The film is based on a true story and the 1853 memoir of the same title by Solomon Northrup after he won his freedom 12 years after being kidnapped by bounty hunters and shipped to Louisiana. Here you see the tragedy and pain of enslaved Africans (not slaves) a few years before the Civil War without Hollywood sanitizing it.

There is the enslaved African woman (played by Adepero Oduye) who is separated from her two children and can’t stop crying. She cries when she’s seated in front of the shack; she cries while working; she cries when praying with the other enslaved Africans at the outdoor church, where the Master of the plantation leads the service.

Alfre Woodard plays the role of a majestic former enslaved African, Mistress Shaw, who is now free and married to a White plantation owner.

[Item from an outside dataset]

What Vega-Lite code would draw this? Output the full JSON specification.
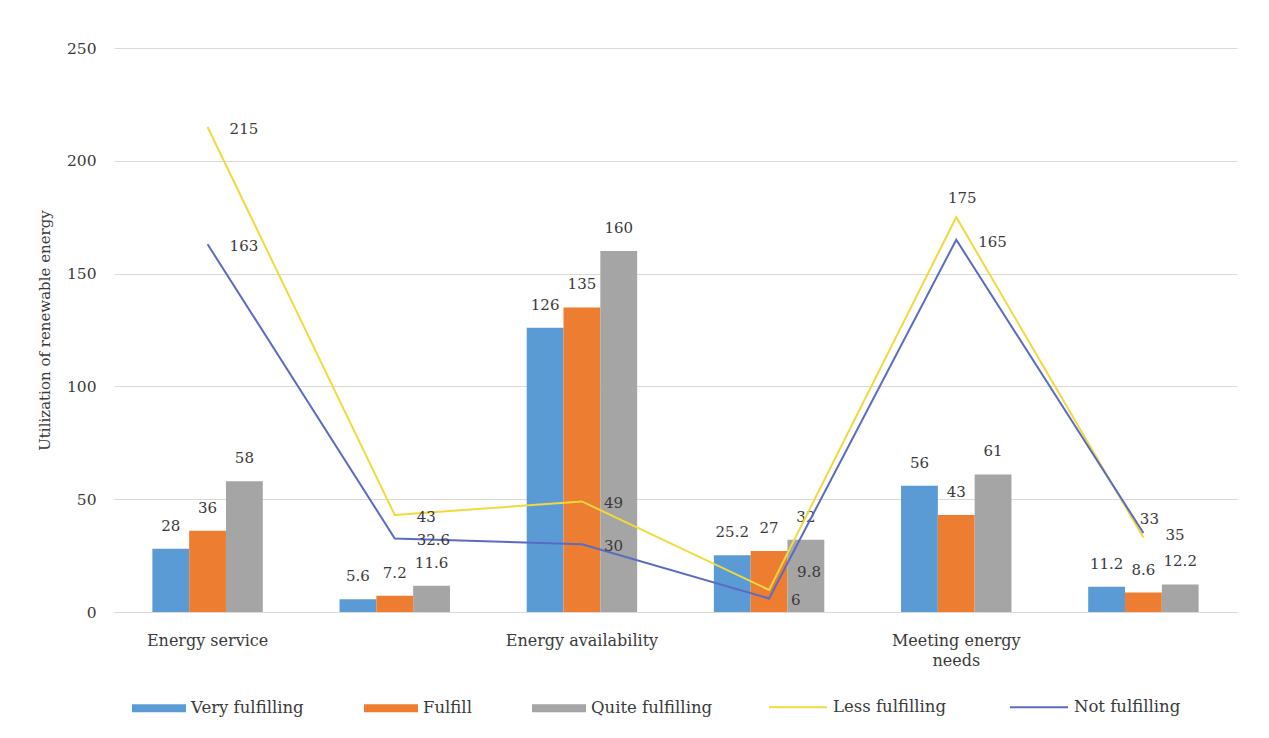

Epps is one of the most hateful characters I have encountered in cinema. At every instance you think that Northrup is about to lead an uprising of enslaved Africans to cut him down with his wife, who hated Patsey and later watched with contentment when she was whipped by her husband and Northrup.

But no, there is no uprising here. No Django type Western shoot-em-up scenes. Yet, the movie has a dignity of its own, largely through the stellar acting of Ejiofor and Lupita Nyong’o, a star-in-making.

Directed by Steve McQueen, with a script by John Ridely, this movie is worth watching more than once. It’s a great story of endurance and survival by Northrup. At the end he parts with other enslaved Africans he had become attached to, including Patsey; who, with others stay behind to continue their nightmare existence.

This film tells a very little part of the ugly story of how these United States of America was really built.